The other day, I had to put my troubleshooting skills to the test. I have to say that it is one of my favorite parts about being involved in production. Having a problem and needing to solve it. I don’t know that I love the pressure of a service about to start while I’m trying to figure something out, but there’s something about the adrenaline and the satisfaction of a successful conclusion.
I don’t think I’m alone in this aspect of being a technical artist in the local church. Many people I know love pulling off seemingly impossible tasks or to come to the rescue at the last moment, solving a problem only we know how to solve. This is essential to the role we’ve taken on, but it is just the tip of the iceberg when it comes to being the tech person our churches need us to be.
Here are just a few unrelated thoughts I’ve been having about what it means to be successful as a technical artist in the church or anywhere else.
You can know all the gear in the world, but if you don’t know how to develop others, you will only go so far. If you are only thinking about the task in front of you, you aren’t looking into the future on how to expand the capacity of your team.
For most in the church production space, what our church needs from us can’t get done without the help of volunteers, and volunteers can’t help if they haven’t been trained in a skill, or given vision for how production can help advance the mission of the church.
When Something Goes Wrong, Communicate
This is a lesson I learned a long time ago and it is something I see get missed by most tech people. When there is feedback or the lyrics are slow or a light goes out, these are all great opportunities to build trust with your leadership.
It seems counter-intuitive, but if you are the first one to bring up how we missed that graphic and we’ll fix it for the next service, your leaders know that you realized there was a problem and you have a solution so that it doesn’t happen again. If your senior pastor needs to point out that something went wrong, he is wondering if you noticed or even care. If you acknowledge a mistake first, you are letting people know that you know it wasn’t right. Acknowledging isn’t enough, you need to have a plan for how it won’t happen again. This is the language of leaders.
The Boy Scouts have really helped me on this one, so I can’t take full credit. Being prepared is one of the key ways to advance production wherever you are. If you aren’t ready for rehearsal, there is only so much that the people on stage can do to make the service or performance good.

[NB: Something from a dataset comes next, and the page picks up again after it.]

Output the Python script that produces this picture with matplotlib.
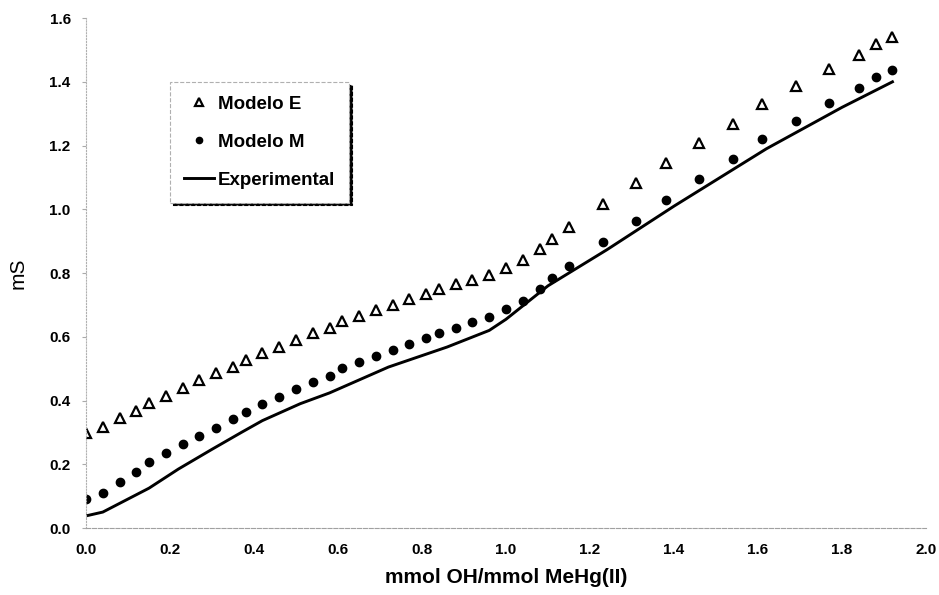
import matplotlib
matplotlib.use("Agg")
import matplotlib.pyplot as plt

plt.rcParams['font.family'] = ['Liberation Sans', 'DejaVu Sans']

# x positions shared by both model series
x_model = [0.00, 0.04, 0.08, 0.12, 0.15, 0.19, 0.23, 0.27, 0.31, 0.35,
           0.38, 0.42, 0.46, 0.50, 0.54, 0.58, 0.61, 0.65, 0.69, 0.73,
           0.77, 0.81, 0.84, 0.88, 0.92, 0.96, 1.00, 1.04, 1.08, 1.11,
           1.15, 1.23, 1.31, 1.38, 1.46, 1.54, 1.61, 1.69, 1.77, 1.84,
           1.88, 1.92]

modelo_e = [0.298, 0.317, 0.345, 0.367, 0.392, 0.414, 0.440, 0.465, 0.487, 0.506,
            0.527, 0.549, 0.568, 0.590, 0.612, 0.628, 0.650, 0.666, 0.684, 0.700,
            0.719, 0.735, 0.750, 0.766, 0.779, 0.794, 0.816, 0.841, 0.876, 0.907,
            0.945, 1.017, 1.083, 1.146, 1.209, 1.268, 1.331, 1.388, 1.441, 1.485,
            1.520, 1.542]

modelo_m = [0.091, 0.110, 0.144, 0.176, 0.207, 0.235, 0.264, 0.289, 0.314, 0.342,
            0.364, 0.389, 0.411, 0.436, 0.458, 0.477, 0.502, 0.521, 0.540, 0.559,
            0.578, 0.597, 0.612, 0.628, 0.647, 0.662, 0.686, 0.713, 0.750, 0.785,
            0.823, 0.898, 0.964, 1.030, 1.096, 1.159, 1.221, 1.278, 1.334, 1.381,
            1.416, 1.438]

x_exp = [0.00, 0.04, 0.15, 0.22, 0.30, 0.37, 0.42, 0.51, 0.58, 0.72,
         0.86, 0.96, 1.00, 1.10, 1.24, 1.40, 1.62, 1.80, 1.92]
y_exp = [0.038, 0.050, 0.125, 0.185, 0.247, 0.300, 0.337, 0.390, 0.424, 0.505,
         0.568, 0.620, 0.655, 0.760, 0.873, 1.010, 1.190, 1.320, 1.400]

xticks = [0.0, 0.2, 0.4, 0.6, 0.8, 1.0, 1.2, 1.4, 1.6, 1.8, 2.0]
yticks = [0.0, 0.2, 0.4, 0.6, 0.8, 1.0, 1.2, 1.4, 1.6]

fig = plt.figure(figsize=(9.39, 5.95), dpi=100)
ax = fig.add_axes([0.0916, 0.1126, 0.8946, 0.857])

ax.plot(x_model, modelo_e, linestyle='none', marker='^', markersize=7,
        markerfacecolor='white', markeredgecolor='black', markeredgewidth=1.6,
        label='Modelo E')
ax.plot(x_model, modelo_m, linestyle='none', marker='o', markersize=6,
        color='black', label='Modelo M')
ax.plot(x_exp, y_exp, 'k-', linewidth=2.1, label='Experimental')

ax.set_xlim(0, 2.0)
ax.set_ylim(0, 1.6)
ax.set_xticks(xticks)
ax.set_yticks(yticks)
ax.set_xticklabels([f"{v:.1f}" for v in xticks], fontweight='bold', fontsize=11)
ax.set_yticklabels([f"{v:.1f}" for v in yticks], fontweight='bold', fontsize=11)
ax.tick_params(axis='y', length=3, color='#aaaaaa', pad=8)
ax.tick_params(axis='x', length=0, pad=11)

for s in ['top', 'right']:
    ax.spines[s].set_visible(False)
ax.spines['left'].set_color('#b0b0b0')
ax.spines['left'].set_linestyle(':')
ax.spines['bottom'].set_color('#a0a0a0')
ax.spines['bottom'].set_linestyle('--')

ax.set_xlabel('mmol OH/mmol MeHg(II)', fontsize=15, fontweight='bold', labelpad=8)
ax.set_ylabel('mS', fontsize=15, labelpad=16)

leg = ax.legend(loc='upper left', bbox_to_anchor=(0.1, 0.875), borderaxespad=0,
                prop={'weight': 'bold', 'size': 13.5}, markerscale=0.75,
                labelspacing=1.1, handlelength=1.6, handletextpad=0.2,
                borderpad=0.75, fancybox=False, framealpha=1,
                shadow={'color': 'black', 'alpha': 1})
leg.get_frame().set_edgecolor('#b0b0b0')
leg.get_frame().set_linestyle('--')
leg.get_frame().set_linewidth(0.8)

fig.savefig('out.png', dpi=100)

If production isn’t ready, it doesn’t matter how prepared other people are because the graphics aren’t correct or the mix is bad or the lighting is distracting.

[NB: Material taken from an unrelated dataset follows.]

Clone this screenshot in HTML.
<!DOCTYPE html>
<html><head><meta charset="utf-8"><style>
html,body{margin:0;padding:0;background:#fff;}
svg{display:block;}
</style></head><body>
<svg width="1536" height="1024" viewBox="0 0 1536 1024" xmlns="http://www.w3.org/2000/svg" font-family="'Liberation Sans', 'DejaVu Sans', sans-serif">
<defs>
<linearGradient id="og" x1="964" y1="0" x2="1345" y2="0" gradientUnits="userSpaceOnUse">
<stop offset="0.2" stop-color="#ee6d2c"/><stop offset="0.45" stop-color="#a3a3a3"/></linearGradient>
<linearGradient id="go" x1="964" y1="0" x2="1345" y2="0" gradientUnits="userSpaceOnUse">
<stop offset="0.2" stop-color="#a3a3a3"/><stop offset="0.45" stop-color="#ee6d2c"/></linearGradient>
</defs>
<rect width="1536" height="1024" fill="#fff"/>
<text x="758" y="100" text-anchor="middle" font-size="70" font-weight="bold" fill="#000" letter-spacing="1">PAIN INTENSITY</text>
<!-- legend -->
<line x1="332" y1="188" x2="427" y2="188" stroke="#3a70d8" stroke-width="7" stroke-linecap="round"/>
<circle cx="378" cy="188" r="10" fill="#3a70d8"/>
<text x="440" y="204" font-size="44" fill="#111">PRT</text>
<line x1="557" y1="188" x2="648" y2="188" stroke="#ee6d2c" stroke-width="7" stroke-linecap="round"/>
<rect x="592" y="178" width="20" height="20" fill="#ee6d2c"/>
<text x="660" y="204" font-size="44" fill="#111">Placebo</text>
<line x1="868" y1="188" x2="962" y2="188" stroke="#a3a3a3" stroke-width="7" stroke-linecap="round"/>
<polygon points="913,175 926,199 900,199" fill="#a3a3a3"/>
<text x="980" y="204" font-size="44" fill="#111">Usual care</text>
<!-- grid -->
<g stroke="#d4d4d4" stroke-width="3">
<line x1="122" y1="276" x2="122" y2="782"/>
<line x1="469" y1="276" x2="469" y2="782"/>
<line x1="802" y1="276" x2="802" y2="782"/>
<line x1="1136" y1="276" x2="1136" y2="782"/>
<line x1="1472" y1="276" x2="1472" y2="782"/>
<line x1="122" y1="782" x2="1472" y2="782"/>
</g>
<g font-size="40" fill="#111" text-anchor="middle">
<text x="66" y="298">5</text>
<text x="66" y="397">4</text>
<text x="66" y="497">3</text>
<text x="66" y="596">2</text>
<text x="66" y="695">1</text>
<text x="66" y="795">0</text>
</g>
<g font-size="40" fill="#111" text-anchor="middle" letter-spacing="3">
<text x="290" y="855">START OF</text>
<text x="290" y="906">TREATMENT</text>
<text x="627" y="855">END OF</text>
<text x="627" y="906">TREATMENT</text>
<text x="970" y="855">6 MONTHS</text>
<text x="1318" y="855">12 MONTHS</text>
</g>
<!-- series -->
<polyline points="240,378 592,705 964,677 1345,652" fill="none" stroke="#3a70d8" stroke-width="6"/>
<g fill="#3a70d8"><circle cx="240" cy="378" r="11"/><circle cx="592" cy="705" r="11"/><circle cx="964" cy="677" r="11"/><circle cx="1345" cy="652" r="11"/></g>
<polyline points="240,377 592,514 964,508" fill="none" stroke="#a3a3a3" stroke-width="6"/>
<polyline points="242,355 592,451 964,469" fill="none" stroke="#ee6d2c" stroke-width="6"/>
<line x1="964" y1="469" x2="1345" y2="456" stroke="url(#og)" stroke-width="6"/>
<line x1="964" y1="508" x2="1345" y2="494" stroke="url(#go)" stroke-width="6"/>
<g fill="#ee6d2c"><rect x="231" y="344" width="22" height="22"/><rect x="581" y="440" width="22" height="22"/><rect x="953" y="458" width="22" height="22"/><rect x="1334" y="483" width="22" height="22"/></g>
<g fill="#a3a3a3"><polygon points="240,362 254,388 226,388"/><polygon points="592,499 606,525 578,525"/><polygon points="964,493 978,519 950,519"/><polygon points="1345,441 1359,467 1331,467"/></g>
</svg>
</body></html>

There is a reason that most touring concerts take time to rehearse ahead of time to get all the cues down and figure out what needs to be on the screens when. They do it so that people who bought a ticket have a great experience. In the church, when you’re dealing with changing content on a week to week basis, this is a little unrealistic. But what would it look like for us to be better prepared for next weekend’s service? Isn’t the content of our services worth us being fully ready for rehearsals to start?
When I think about all of the skills required to be a technical director in the local church, it goes far beyond the details of audio, video and lighting. While these are the foundations for being successful in production, developing people, communicating with leaders and being prepared are what separate out average production from excellence.